◆ **Task input**:
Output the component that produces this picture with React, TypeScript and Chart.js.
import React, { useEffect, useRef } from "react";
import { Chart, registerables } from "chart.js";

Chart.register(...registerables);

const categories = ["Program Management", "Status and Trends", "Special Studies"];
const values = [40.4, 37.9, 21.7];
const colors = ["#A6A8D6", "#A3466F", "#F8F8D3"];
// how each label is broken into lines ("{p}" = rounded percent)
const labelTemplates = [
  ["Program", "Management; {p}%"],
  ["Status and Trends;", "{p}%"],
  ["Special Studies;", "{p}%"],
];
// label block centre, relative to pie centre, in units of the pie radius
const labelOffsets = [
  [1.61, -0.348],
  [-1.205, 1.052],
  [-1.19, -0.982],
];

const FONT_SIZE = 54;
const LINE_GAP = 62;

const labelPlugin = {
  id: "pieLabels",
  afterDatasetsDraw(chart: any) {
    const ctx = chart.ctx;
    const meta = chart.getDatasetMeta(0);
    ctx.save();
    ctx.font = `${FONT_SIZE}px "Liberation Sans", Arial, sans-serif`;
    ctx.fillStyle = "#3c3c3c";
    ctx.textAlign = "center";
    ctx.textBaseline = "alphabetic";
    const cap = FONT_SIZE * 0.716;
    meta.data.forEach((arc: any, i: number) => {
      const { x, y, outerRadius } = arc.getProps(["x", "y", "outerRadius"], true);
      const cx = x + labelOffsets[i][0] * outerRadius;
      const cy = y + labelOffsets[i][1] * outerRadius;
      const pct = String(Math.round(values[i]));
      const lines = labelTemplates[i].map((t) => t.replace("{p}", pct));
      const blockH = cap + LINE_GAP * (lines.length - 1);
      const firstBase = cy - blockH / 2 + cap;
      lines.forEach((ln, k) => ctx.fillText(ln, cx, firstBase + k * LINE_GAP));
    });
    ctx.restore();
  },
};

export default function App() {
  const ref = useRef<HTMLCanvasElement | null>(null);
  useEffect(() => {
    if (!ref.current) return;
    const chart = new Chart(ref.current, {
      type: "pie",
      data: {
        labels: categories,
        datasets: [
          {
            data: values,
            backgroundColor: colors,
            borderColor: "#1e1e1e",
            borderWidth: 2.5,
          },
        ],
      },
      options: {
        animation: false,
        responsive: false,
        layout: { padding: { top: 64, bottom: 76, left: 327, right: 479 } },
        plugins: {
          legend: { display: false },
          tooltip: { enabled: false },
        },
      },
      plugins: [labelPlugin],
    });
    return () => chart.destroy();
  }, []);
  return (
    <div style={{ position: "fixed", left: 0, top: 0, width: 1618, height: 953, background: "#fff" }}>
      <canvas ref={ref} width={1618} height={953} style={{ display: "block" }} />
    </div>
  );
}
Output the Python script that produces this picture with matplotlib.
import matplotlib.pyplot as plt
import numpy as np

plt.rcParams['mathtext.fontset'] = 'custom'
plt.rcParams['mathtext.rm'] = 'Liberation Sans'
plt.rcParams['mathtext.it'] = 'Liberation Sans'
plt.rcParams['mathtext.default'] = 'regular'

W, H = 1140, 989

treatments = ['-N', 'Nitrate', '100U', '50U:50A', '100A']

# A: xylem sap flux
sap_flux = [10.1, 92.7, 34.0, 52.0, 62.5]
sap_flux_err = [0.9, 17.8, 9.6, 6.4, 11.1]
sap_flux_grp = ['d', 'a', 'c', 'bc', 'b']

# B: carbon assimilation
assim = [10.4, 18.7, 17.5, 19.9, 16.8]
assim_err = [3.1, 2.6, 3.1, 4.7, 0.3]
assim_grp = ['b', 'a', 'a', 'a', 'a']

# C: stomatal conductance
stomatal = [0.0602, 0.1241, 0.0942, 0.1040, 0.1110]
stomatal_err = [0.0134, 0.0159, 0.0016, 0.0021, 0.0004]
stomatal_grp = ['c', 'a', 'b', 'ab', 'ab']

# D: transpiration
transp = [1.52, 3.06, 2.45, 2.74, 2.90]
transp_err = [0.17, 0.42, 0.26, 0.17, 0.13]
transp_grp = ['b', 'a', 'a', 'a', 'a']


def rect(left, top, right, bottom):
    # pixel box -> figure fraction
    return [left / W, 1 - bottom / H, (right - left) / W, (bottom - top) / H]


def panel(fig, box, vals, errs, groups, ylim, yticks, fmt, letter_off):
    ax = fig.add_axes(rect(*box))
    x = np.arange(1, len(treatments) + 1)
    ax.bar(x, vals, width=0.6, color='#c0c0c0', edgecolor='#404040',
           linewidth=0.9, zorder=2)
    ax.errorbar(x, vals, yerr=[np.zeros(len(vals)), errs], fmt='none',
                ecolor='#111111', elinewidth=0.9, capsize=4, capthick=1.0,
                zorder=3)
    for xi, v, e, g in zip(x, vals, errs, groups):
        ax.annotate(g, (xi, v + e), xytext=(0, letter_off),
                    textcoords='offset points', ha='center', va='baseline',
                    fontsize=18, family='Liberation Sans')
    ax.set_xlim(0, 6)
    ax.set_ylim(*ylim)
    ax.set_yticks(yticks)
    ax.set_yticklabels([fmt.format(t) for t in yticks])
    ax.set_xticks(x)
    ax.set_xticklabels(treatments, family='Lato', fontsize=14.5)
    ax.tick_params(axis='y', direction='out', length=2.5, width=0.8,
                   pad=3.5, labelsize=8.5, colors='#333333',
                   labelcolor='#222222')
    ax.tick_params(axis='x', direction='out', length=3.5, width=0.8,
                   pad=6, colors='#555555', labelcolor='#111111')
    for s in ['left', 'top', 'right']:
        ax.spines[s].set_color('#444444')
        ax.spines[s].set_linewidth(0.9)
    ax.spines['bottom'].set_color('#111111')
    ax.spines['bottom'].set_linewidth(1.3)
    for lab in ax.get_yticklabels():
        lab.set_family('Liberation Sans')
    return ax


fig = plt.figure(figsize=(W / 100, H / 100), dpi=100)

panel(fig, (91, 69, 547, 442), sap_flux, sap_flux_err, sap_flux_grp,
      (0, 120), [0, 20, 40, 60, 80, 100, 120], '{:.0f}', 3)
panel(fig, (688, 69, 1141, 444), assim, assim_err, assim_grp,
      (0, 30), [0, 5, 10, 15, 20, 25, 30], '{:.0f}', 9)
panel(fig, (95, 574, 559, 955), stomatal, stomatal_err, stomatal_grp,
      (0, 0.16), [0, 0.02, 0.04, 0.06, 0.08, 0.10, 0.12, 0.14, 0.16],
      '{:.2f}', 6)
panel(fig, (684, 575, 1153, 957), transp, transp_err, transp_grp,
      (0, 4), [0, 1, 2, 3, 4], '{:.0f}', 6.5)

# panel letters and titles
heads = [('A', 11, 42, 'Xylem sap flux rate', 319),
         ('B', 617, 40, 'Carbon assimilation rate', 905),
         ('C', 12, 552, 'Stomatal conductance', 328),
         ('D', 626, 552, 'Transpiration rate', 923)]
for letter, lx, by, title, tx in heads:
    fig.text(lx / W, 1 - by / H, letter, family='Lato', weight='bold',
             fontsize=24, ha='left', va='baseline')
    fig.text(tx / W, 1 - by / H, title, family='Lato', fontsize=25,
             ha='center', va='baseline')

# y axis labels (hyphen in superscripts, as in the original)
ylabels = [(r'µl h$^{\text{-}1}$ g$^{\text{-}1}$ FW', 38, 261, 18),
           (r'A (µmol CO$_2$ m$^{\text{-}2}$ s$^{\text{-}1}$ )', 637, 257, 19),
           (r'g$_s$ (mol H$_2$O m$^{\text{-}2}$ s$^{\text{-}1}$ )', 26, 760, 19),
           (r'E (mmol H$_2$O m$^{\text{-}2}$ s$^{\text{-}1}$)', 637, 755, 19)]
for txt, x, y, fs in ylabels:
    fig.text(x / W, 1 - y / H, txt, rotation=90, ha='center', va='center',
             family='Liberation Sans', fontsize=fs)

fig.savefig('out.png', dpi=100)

◆ **Exercise prompt**:
List each line of the records that holds the string "with".

◆ **The completed task**:
Output the component that produces this picture with React, TypeScript and Chart.js.
Output the Python script that produces this picture with matplotlib.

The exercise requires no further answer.